Die "säkulare Theodizee" des Marxismus

Karl Rahner sei es auch gewesen, der ihn in die "Internationale Paulus-Gesellschaft" und damit in Kontakt mit christlich-marxistischen Diskussionszirkeln, darunter etwa mit Ernst Bloch, Theodor W. Adorno aber auch Jürgen Habermas, gebracht habe. Fasziniert habe ihn am Marxismus vor allem die Annäherung an eine "säkulare Theodizee", an eine politische Umsetzung des Schreis nach Gerechtigkeit für die unschuldigen Opfer, so Metz: "Ich wollte der politischen Kultur diese Theodizeeperspektive nicht ersparen, wollte sie freilich auch noch anders als im Marxismus zur Sprache bringen, nämlich immer und unbedingt auch als Frage nach dem Leid der Anderen, dem Leid gar der bisherigen Feinde".

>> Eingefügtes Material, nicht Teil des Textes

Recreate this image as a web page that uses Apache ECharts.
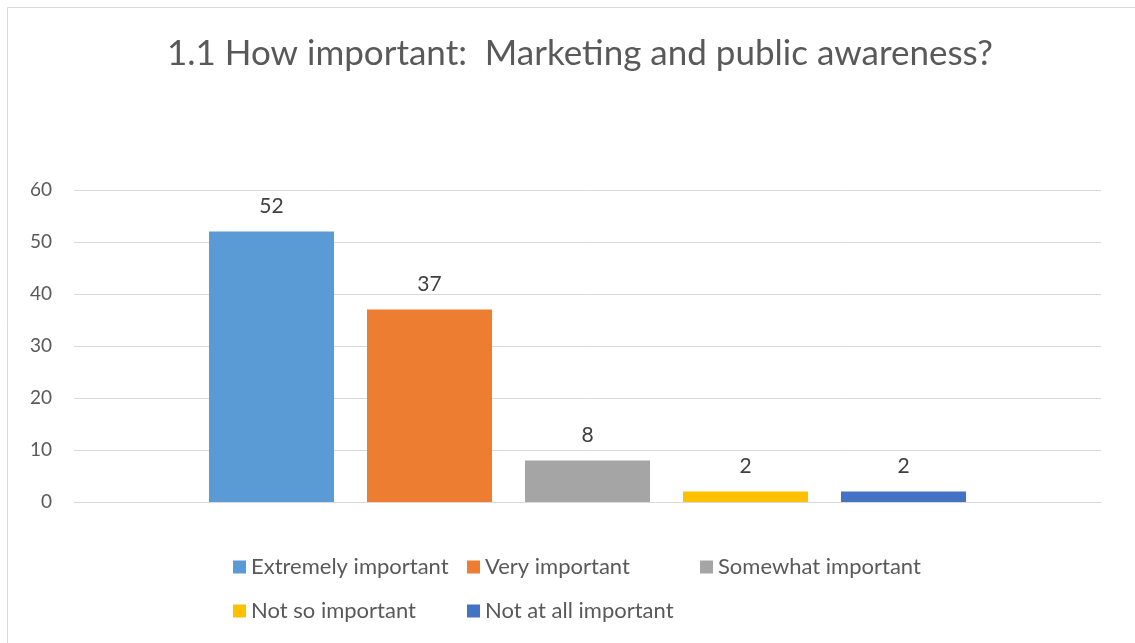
<!DOCTYPE html>
<html><head><meta charset="utf-8">
<script src="https://cdn.jsdelivr.net/npm/echarts@6/dist/echarts.min.js"></script>
<style>html,body{margin:0;padding:0;background:#fff}#c{width:1135px;height:643px}</style>
</head><body><div id="c"></div>
<script>
const titleText = '1.1 How important:  Marketing and public awareness?';
const categories = [''];
const seriesNames = ['Extremely important','Very important','Somewhat important','Not so important','Not at all important'];
const seriesValues = [[52],[37],[8],[2],[2]];
const seriesColors = ['#5B9BD5','#ED7D31','#A5A5A5','#FFC000','#4472C4'];
const yTicks = {min:0, max:60, interval:10};
const font = 'Lato';
const chart = echarts.init(document.getElementById('c'));
const series = seriesNames.map((n,i)=>({
  name:n, type:'bar', data:seriesValues[i], barWidth:125, barGap:'26.4%',
  itemStyle:{color:seriesColors[i]},
  label:{show:true, position:'top', distance:15, color:'#404040', fontSize:21, fontFamily:font}
}));
const legendText = {color:'#595959', fontSize:22, fontFamily:font};
const legendPos = [[228,551],[462,551],[695,551],[228,595],[462,595]];
const legends = seriesNames.map((n,i)=>({
  data:[n], left:legendPos[i][0], top:legendPos[i][1], itemWidth:13, itemHeight:13, itemGap:0,
  icon:'rect', textStyle:legendText
}));
chart.setOption({
  animation:false,
  backgroundColor:'#fff',
  graphic:[{type:'rect', shape:{x:7.5,y:7.5,width:1140,height:650}, style:{fill:'none', stroke:'#d9d9d9', lineWidth:1}}],
  title:{text:titleText, left:162, top:31, textStyle:{color:'#595959', fontSize:35, fontWeight:'normal', fontFamily:font}},
  legend:legends,
  grid:{left:74, right:34, top:190, bottom:141},
  xAxis:{type:'category', data:categories, axisLine:{lineStyle:{color:'#d9d9d9'}}, axisTick:{show:false}, axisLabel:{show:false}},
  yAxis:{type:'value', min:yTicks.min, max:yTicks.max, interval:yTicks.interval,
    axisLine:{show:false}, axisTick:{show:false},
    axisLabel:{color:'#595959', fontSize:19, fontFamily:font, margin:22},
    splitLine:{lineStyle:{color:'#d9d9d9', width:1}}},
  series:series
});
</script></body></html>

Die Atmosphäre der 68er Jahre

Es sei dabei gerade "die heute gern geschmähte Atmosphäre der 68er Jahre" gewesen, so Metz, die ihm in eine theologische Konfrontation mit der Geschichte gezwungen habe und die ihm "eine allzu geschmeidige theologische Rede von der Geschichtlichkeit menschlicher Existenz ausgetrieben" habe. "Immer wieder habe ich mich seitdem gefragt", so Metz, "warum man unserer Rede von Gott eine solche Katastrophe (die Katastrophe von Auschwitz), wie überhaupt die himmelschreienden Leidensgeschichten der Menschen so wenig ansieht und anhört."